Given problem> Each line from the one containing "What Altair code" through the one containing "import pandas as pd" must be echoed exactly, endpoints included, and every other line omitted.
##### Listed entries
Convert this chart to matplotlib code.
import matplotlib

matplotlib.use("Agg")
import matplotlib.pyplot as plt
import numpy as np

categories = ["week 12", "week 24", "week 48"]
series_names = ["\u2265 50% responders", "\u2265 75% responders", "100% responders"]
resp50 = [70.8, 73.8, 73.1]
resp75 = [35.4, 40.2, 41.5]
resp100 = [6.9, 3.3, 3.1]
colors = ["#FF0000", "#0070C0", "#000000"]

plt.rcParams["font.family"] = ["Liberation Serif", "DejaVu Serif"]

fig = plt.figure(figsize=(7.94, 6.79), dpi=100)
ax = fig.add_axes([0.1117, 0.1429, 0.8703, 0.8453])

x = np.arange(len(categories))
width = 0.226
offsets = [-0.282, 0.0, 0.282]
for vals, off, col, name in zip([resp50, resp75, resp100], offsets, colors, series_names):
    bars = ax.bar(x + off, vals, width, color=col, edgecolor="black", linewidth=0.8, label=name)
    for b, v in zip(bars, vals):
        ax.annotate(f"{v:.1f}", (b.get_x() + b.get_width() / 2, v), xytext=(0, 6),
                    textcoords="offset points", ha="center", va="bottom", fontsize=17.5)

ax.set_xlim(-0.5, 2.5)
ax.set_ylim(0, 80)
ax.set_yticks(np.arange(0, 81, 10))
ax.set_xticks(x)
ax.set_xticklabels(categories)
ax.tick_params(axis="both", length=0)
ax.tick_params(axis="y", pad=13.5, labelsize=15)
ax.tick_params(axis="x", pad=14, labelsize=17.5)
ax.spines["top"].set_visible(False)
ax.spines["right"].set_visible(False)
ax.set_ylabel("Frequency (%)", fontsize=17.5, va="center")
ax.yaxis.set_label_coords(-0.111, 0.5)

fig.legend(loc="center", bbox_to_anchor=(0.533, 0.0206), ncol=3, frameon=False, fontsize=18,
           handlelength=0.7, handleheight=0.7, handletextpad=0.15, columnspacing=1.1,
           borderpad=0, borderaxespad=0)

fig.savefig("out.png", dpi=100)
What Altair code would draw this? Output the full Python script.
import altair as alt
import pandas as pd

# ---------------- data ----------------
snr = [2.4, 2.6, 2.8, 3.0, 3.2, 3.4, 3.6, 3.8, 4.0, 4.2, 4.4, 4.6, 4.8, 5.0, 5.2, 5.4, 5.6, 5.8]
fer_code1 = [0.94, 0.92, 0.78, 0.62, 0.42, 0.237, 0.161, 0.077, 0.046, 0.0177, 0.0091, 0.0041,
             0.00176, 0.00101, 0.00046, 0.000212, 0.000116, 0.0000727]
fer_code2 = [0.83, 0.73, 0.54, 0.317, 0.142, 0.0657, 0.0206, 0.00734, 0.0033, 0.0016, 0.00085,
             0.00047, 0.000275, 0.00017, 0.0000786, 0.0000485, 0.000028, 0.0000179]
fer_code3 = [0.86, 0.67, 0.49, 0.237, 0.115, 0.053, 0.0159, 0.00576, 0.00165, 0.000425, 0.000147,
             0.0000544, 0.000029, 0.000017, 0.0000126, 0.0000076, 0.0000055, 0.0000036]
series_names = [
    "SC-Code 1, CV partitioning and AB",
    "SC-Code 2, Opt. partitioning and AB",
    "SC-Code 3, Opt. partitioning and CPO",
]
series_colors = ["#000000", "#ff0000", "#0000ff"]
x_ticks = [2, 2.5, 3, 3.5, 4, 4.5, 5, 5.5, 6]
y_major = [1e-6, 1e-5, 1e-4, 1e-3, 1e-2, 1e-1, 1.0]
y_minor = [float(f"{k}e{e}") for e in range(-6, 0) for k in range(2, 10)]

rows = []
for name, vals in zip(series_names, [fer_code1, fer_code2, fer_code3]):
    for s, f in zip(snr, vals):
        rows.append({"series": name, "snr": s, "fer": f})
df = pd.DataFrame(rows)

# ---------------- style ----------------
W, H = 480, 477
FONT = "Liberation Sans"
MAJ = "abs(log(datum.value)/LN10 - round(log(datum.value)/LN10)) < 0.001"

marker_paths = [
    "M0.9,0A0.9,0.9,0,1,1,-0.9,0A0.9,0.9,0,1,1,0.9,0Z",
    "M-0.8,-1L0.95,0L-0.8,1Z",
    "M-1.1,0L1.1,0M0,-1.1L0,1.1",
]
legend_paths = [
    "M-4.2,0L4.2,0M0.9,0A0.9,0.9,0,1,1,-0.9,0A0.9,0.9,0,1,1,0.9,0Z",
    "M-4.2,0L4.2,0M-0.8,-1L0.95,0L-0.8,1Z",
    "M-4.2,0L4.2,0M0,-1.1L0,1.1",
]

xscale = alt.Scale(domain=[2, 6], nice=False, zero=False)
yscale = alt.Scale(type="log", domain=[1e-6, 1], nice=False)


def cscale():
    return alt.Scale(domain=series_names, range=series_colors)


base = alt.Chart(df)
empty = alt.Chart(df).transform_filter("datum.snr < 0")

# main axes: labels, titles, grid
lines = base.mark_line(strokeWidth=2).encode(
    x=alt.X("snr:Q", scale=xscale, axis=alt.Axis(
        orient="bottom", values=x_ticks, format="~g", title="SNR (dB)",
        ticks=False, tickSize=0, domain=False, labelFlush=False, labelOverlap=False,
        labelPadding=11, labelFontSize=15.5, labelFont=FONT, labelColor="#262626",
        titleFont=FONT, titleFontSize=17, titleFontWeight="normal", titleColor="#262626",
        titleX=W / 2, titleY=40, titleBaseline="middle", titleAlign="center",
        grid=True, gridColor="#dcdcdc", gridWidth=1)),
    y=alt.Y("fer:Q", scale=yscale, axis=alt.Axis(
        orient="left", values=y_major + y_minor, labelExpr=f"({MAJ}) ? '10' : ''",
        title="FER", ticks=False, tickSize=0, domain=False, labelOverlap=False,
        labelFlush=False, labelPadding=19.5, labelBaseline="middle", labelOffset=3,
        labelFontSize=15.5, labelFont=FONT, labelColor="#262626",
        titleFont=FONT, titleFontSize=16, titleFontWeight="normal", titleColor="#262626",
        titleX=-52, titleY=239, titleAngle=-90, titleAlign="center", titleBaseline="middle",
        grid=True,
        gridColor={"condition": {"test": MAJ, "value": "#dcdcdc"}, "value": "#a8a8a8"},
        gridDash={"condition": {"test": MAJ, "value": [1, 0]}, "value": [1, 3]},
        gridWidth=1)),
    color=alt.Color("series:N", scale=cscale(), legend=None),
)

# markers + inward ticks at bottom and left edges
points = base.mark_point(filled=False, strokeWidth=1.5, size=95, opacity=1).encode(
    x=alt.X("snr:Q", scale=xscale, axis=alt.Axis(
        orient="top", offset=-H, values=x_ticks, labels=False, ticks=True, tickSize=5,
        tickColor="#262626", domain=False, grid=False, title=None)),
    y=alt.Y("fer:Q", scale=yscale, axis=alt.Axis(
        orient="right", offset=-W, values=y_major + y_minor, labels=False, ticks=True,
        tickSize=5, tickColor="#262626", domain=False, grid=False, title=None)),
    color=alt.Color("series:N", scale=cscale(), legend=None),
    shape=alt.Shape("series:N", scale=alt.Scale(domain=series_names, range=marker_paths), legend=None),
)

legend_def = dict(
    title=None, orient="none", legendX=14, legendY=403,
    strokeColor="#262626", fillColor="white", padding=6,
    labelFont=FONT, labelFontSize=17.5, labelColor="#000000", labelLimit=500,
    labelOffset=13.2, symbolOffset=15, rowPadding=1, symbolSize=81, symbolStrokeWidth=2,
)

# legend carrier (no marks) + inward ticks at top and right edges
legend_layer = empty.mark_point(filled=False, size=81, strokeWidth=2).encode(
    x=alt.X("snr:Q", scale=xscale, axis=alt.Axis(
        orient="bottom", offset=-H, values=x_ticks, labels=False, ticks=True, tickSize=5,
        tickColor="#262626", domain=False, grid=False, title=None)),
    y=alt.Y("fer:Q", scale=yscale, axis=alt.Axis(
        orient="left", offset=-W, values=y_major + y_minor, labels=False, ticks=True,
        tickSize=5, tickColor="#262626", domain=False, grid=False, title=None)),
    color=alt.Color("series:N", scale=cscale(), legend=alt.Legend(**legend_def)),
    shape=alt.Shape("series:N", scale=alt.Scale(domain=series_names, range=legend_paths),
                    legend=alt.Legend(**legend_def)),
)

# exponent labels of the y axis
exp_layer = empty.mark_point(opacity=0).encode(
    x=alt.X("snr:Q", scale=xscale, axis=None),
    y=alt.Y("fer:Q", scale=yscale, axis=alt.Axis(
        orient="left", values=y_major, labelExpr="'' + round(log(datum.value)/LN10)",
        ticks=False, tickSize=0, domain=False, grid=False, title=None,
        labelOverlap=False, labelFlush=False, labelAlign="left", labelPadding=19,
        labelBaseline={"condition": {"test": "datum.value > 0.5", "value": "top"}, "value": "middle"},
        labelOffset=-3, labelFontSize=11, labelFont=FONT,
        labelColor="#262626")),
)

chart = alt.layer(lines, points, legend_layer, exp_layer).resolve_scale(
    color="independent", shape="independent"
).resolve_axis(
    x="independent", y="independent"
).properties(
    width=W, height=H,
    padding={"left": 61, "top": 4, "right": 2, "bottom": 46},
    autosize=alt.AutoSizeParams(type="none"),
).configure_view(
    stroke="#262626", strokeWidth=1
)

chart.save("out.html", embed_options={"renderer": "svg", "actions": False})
##########
Worked solution>
What Altair code would draw this? Output the full Python script.
import altair as alt
import pandas as pd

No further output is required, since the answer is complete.